* [Instructions to follow] Could you print every line from the first one of the records below through the line containing "1.30, 1.32, 1.32, 1.31, 1.30, 1.285, 1.28, 1.27]", with both included and nothing else?

* [Supplied data]
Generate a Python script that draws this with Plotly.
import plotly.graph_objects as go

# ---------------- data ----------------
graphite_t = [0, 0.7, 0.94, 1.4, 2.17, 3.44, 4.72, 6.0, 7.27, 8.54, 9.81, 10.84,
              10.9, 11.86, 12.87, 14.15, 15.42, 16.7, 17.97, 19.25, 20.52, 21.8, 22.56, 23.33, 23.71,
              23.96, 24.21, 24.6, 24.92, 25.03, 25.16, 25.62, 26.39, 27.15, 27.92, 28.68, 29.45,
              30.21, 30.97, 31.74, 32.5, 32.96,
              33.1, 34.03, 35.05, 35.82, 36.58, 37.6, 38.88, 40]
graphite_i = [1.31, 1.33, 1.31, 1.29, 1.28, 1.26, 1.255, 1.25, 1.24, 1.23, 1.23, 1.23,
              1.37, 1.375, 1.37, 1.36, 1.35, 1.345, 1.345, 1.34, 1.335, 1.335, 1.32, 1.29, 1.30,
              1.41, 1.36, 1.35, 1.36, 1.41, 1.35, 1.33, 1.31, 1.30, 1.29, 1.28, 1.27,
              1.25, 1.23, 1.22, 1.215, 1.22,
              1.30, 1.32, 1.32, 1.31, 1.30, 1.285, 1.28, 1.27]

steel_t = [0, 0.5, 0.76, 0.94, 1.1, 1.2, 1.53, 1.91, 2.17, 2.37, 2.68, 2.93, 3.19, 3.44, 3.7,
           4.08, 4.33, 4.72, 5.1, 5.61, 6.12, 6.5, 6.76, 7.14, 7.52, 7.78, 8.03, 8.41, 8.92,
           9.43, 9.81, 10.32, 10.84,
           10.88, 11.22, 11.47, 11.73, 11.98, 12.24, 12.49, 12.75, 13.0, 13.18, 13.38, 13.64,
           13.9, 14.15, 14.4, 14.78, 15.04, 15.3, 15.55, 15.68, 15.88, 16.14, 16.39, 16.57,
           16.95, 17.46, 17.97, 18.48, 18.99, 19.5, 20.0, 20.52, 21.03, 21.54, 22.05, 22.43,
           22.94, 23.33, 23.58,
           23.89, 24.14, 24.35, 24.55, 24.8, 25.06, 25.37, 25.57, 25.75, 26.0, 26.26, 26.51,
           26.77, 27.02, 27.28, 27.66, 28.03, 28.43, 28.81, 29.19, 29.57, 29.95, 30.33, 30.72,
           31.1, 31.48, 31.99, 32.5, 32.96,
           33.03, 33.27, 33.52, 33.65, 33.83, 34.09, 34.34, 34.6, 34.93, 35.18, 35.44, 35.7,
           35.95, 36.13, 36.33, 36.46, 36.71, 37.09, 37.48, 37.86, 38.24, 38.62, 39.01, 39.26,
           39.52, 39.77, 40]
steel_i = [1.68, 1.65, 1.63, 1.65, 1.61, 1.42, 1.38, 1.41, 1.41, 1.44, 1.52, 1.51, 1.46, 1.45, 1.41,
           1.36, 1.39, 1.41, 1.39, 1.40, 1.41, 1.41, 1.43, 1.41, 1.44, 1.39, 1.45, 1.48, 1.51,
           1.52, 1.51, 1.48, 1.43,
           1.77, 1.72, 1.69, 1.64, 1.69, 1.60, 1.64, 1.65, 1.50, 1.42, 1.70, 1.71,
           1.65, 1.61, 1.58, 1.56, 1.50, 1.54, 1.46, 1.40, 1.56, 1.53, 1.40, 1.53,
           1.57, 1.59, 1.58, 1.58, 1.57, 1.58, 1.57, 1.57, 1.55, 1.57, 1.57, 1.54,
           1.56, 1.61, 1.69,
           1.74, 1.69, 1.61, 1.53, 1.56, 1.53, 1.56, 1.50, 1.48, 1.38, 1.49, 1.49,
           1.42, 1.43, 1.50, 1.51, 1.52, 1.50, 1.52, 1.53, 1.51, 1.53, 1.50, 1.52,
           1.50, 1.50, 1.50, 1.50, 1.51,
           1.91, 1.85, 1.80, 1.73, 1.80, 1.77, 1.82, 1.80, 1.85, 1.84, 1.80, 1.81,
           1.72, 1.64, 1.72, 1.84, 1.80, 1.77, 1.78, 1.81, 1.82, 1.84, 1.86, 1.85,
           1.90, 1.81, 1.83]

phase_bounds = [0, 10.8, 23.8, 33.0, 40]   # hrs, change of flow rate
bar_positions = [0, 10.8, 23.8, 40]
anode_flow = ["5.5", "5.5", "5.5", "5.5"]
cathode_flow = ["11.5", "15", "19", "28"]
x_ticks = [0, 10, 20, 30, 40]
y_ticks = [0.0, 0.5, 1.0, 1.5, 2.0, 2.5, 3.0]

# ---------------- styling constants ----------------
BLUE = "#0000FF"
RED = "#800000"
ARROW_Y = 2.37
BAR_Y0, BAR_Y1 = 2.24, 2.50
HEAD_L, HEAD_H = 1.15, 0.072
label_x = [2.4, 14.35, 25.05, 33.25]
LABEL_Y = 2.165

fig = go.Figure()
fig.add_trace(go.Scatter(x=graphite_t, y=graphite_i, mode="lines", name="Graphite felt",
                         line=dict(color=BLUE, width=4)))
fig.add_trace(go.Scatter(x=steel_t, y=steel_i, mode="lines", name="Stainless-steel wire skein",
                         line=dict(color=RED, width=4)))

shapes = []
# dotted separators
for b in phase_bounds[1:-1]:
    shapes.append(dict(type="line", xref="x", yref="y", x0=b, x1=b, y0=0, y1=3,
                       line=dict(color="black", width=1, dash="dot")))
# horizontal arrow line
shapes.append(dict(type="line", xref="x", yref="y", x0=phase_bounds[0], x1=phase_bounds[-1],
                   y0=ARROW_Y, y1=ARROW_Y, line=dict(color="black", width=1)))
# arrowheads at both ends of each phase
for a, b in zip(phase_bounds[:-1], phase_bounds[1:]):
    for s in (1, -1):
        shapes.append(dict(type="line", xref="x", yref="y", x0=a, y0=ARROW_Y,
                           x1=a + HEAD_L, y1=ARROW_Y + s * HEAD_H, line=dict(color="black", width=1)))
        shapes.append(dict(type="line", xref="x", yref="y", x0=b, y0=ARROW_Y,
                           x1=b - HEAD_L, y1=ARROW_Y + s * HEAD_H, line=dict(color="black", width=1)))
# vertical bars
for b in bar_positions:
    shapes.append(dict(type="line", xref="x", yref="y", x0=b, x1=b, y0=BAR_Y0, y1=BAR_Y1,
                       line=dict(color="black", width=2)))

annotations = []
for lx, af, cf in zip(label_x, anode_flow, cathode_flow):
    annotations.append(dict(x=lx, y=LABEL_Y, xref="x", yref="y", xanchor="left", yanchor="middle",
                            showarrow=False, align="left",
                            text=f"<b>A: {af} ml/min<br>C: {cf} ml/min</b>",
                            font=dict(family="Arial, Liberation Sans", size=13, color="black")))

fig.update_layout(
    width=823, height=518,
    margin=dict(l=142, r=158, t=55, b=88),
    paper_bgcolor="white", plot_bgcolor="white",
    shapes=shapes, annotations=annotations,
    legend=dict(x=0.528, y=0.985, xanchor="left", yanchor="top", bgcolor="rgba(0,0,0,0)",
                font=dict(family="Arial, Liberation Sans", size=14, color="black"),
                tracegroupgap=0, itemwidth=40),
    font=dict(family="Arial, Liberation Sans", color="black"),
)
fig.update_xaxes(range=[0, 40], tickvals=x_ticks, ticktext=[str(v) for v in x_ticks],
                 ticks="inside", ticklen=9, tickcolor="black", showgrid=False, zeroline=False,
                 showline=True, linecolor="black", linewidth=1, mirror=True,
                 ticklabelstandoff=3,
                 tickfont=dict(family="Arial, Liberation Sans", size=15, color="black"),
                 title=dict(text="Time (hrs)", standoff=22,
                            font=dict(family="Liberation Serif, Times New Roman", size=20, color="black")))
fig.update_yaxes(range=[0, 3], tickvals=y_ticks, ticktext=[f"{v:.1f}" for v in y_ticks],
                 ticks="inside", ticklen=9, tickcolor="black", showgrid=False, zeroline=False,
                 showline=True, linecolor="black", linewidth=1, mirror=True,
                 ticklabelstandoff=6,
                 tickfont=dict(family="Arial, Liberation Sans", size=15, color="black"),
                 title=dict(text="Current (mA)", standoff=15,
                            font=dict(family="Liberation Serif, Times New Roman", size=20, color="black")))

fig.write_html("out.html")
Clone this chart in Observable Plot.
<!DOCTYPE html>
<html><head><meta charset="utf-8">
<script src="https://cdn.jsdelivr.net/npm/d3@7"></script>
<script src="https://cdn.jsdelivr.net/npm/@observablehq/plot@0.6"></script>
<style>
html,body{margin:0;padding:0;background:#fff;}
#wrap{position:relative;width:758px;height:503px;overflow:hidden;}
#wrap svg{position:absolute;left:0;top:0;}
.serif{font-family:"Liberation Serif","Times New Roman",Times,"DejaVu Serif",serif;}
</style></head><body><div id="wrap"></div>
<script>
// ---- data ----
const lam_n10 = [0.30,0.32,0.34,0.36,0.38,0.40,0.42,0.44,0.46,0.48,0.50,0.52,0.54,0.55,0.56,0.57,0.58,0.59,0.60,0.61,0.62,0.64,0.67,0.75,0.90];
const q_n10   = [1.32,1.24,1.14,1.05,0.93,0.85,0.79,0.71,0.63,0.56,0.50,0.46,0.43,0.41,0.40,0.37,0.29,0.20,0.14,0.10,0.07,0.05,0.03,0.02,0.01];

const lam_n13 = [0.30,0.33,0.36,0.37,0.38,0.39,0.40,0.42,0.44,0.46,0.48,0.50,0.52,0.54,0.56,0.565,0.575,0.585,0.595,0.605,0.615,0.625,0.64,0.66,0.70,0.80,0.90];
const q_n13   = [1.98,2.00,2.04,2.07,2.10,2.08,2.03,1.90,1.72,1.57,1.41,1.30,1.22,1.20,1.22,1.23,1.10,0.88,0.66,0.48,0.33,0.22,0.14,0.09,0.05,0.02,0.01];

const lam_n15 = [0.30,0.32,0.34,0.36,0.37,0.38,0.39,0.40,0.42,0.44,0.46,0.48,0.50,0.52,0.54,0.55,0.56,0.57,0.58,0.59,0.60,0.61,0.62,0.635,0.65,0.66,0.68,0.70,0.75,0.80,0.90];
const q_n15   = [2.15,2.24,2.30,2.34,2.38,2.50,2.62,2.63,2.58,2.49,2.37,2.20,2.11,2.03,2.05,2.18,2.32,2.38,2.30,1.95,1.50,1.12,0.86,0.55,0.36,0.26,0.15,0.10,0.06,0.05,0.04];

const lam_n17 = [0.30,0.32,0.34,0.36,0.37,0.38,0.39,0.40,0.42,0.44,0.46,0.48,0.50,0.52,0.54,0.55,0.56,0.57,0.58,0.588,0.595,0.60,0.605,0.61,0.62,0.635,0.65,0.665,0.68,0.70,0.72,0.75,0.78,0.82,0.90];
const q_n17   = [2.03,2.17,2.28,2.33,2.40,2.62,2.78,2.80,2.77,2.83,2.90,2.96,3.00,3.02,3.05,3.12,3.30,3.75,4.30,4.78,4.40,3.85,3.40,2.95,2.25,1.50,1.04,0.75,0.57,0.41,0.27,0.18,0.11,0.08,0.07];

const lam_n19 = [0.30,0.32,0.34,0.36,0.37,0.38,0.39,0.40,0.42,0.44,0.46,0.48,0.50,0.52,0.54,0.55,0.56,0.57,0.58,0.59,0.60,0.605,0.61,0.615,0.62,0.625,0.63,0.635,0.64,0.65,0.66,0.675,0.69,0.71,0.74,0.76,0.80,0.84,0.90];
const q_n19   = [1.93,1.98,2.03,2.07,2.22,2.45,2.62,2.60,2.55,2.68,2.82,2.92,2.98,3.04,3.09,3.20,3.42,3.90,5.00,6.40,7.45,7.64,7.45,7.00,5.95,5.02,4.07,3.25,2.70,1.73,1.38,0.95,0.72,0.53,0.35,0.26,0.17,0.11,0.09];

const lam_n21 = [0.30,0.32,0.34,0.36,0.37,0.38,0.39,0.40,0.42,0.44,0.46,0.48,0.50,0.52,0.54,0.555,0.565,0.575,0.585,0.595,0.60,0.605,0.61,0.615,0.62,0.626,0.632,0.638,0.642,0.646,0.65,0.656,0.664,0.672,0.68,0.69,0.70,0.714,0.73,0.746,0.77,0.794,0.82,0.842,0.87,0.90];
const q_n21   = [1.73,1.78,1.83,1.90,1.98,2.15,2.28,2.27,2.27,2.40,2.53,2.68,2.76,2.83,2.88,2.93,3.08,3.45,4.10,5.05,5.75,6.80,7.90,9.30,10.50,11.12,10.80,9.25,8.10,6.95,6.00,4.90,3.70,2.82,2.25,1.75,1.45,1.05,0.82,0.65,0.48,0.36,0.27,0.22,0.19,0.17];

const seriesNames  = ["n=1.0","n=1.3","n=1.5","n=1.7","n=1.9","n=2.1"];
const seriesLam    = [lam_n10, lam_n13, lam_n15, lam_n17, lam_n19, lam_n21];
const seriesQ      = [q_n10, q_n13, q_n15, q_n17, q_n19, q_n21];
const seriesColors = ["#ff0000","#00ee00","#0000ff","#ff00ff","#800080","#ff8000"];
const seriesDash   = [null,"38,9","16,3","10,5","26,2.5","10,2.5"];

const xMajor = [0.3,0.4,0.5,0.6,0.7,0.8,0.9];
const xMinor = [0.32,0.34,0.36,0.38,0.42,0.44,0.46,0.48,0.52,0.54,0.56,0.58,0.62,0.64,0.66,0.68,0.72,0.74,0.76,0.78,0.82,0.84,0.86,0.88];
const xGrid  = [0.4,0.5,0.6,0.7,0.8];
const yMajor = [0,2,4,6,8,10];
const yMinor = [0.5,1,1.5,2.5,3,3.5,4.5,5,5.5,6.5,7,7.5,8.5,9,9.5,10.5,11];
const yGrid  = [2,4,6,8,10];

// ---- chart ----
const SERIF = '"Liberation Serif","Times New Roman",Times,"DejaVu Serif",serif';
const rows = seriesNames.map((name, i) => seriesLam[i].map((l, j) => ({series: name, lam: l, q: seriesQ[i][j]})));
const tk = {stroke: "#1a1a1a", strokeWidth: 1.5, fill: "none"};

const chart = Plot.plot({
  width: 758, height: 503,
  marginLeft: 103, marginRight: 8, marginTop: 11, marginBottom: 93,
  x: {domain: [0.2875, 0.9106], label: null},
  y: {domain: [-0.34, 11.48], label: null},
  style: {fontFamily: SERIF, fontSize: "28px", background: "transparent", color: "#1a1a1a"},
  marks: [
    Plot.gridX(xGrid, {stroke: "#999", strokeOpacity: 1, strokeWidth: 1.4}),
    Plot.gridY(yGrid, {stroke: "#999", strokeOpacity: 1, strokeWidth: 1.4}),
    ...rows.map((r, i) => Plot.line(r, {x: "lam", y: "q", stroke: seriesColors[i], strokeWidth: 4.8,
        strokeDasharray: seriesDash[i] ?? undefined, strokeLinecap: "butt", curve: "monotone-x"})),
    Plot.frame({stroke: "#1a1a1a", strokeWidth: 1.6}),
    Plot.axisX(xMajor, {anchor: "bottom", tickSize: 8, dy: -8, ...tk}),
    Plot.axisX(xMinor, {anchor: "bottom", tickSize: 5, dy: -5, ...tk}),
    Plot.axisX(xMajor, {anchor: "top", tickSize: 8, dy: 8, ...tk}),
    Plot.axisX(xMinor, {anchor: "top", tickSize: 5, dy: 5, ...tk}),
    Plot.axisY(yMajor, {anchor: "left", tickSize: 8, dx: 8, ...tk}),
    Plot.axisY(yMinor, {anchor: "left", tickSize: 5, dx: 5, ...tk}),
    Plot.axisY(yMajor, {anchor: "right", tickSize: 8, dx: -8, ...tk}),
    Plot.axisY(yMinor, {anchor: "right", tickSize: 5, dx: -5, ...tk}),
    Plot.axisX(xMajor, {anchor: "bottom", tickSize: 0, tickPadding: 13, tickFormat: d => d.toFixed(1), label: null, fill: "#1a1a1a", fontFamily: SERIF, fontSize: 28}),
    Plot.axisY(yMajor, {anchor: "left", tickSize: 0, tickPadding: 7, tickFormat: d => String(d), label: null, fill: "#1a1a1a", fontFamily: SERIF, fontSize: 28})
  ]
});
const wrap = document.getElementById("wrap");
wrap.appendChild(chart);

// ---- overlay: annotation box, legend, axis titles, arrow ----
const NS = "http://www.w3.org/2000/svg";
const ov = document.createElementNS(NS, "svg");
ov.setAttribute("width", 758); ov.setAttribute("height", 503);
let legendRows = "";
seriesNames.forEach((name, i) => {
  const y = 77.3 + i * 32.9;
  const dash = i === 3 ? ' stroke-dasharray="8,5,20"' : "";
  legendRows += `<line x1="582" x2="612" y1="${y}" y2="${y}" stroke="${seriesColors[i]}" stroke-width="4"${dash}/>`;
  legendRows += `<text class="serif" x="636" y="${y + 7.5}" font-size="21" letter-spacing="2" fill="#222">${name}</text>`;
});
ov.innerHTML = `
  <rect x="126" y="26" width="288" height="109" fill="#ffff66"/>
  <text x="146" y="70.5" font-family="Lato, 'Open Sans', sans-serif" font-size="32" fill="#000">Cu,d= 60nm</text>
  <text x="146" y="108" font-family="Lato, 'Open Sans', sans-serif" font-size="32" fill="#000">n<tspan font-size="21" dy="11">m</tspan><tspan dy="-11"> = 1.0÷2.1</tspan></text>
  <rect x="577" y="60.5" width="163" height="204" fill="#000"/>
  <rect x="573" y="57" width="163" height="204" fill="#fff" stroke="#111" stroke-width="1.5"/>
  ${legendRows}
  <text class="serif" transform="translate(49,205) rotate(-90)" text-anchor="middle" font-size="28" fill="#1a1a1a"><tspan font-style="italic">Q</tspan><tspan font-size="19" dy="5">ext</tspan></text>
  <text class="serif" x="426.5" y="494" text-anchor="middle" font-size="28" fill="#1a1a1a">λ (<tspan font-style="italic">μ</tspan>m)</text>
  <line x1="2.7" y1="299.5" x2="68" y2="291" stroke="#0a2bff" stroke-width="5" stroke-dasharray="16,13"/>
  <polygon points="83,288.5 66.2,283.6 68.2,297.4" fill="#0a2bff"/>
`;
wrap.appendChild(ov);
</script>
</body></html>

* [Complete output]
Generate a Python script that draws this with Plotly.
import plotly.graph_objects as go

# ---------------- data ----------------
graphite_t = [0, 0.7, 0.94, 1.4, 2.17, 3.44, 4.72, 6.0, 7.27, 8.54, 9.81, 10.84,
              10.9, 11.86, 12.87, 14.15, 15.42, 16.7, 17.97, 19.25, 20.52, 21.8, 22.56, 23.33, 23.71,
              23.96, 24.21, 24.6, 24.92, 25.03, 25.16, 25.62, 26.39, 27.15, 27.92, 28.68, 29.45,
              30.21, 30.97, 31.74, 32.5, 32.96,
              33.1, 34.03, 35.05, 35.82, 36.58, 37.6, 38.88, 40]
graphite_i = [1.31, 1.33, 1.31, 1.29, 1.28, 1.26, 1.255, 1.25, 1.24, 1.23, 1.23, 1.23,
              1.37, 1.375, 1.37, 1.36, 1.35, 1.345, 1.345, 1.34, 1.335, 1.335, 1.32, 1.29, 1.30,
              1.41, 1.36, 1.35, 1.36, 1.41, 1.35, 1.33, 1.31, 1.30, 1.29, 1.28, 1.27,
              1.25, 1.23, 1.22, 1.215, 1.22,
              1.30, 1.32, 1.32, 1.31, 1.30, 1.285, 1.28, 1.27]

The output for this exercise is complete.